Over the past few weeks I have had little to no time for myself, my family or my friends – let alone to blog! My two recent startups have required the majority of my attention. However, this needs to change. As I force myself to write this post, and ignore the to-do list scribbled down on a post-it note, I realize the importance of personal time.

Regardless of your job, what industry you work in or where you live in the world; personal time keeps you sane. Personal time keeps you healthy. And personal time keeps you productive.

Over the past few months I have not worked out, I have not relaxed with friends, I have rarely seen my family and I have, surprisingly enough, not blogged. So, let’s change this.

What suggestions do you have for me to manage my work and social lives better? What have you done recently to escape the perils of work and refocus your head? How have you stayed healthy and productive?

  • Well,
    Considering it’s been over 6 months since you last posted – I’m guessing that this may still be an issue.

    Here’s what works for me.

    I have a very strict routine.

    Every day I wake up at the same time (6am) – I pack my gym bag the exact same way, I get on the same train (6:35am F train), I do the same workout at the gym from 7am – 8:05am – Spin on Mondays, Weight lifting Tuesday-Thursday (yes, the same exact weight lifting schedule each day).

    I get to the office around 8:40 and go through the same routine each morning – eat 2 hard boiled eggs and a bagel.  I read and respond to emails from 8:40-9am, I check our global ad metrics from 9am – 9:15… – you get the idea.

    The reason I’m so adamant about my routine is because having this routine allows me to maximize my intellectual capital.

    Let me explain… remember the last time you tried to do something new?  The example I always think of here is learning a new pen trick (e.g. flipping your pen over your thumb).  At first it’s very hard to do, but then as you build up the muscle memory it becomes easier and easier.  Eventually, it will be hard to imagine that you were ever unable to flip your pen.
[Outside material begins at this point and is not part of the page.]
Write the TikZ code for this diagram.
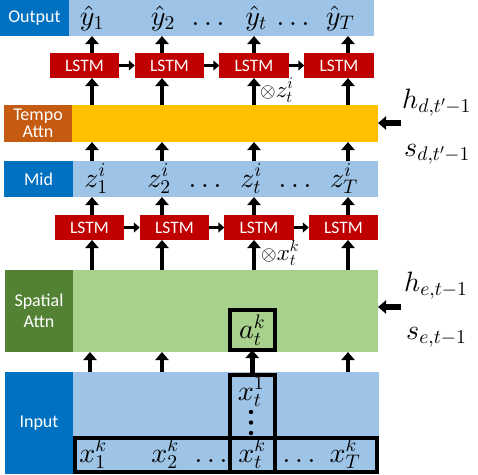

    Before you build up muscle memory (make new connections in your brain that allow you to more easily complete a task) – it takes a large portion of your overall brain to do things. However, as you do a specific task over and over – you use an ever decreasing portion of your brain to do the task.  Eventually you may find that you complete a specific task without even remembering if you’ve done it (think – locking your car, or brushing your teeth).  Doing your required daily tasks over and over again (and sicking to a routine) allows you to minimize the amount of your brain that is used for those tasks and frees up your brain to do other things.

    By sticking to my disciplined routine each day, I minimize the amount of my my brain i have to use to do core tasks, like commute, exercise, pack my bag, etc..

    My goal is to spend all non-work hours walking around with 95% of my intellectual capital available to think about non-core thoughts.

    We all have a hard stop each day at 24 hours.  Cut out 8 hours of sleep and 11 hours of work – that leaves us with only 5 hours, or 300 minutes of non-work, non-sleep time.  If you cut the floating load on your brain down from 50% to 5% during your “free” time – you will end up with 135 extra “thinking” minutes per day.  That should be more than enough to think of something to blog about 🙂

  • Well, I cannot imagine what motivated you to comment on this post so long after it went live. However, it is much appreciated none-the-less! 

    I personally applaud you for your ability to adhere to such a strict routine, but understand how similar to muscle memory it eventually becomes second nature.

    As I write this post I am on an abnormal, almost unscheduled, trip to Florida for client related work. I feel that unstructured work responsibilities, typical of an entrepreneur, result in higher barriers to establishing a routine. However, that does not act as an excuse for not working out and not blogging on a consistent, or somewhat regular, schedule.

    It does however result in me working at 9:30PM on a Saturday night from my AT&T MiFi on the beach! 

    I know quite a few people who would appreciate having 26-hour days! 😉

  • Very good point. I could probably do to work on my spontaneity.

    Enjoy the trip!

  • Hi Andrew, it has been a while since these comments and even longer since the original post was published, but I thought of your routines while reading this recent post: http://joel.is/post/36591651818/want-to-create-a-new-habit-get-ready-to-break-it

    I think you will thoroughly enjoy it – especially Joel’s process of adjusting to new habits. Let me know your thoughts.

  • Haha! Loved it. Although 5:05am wake up is just a bit too early for me. Also – I think if i attempted 6 minutes of meditation after waking up at 5am I’d instantly fall back asleep. I do like the idea of doing work in the morning though. Thanks for sharing!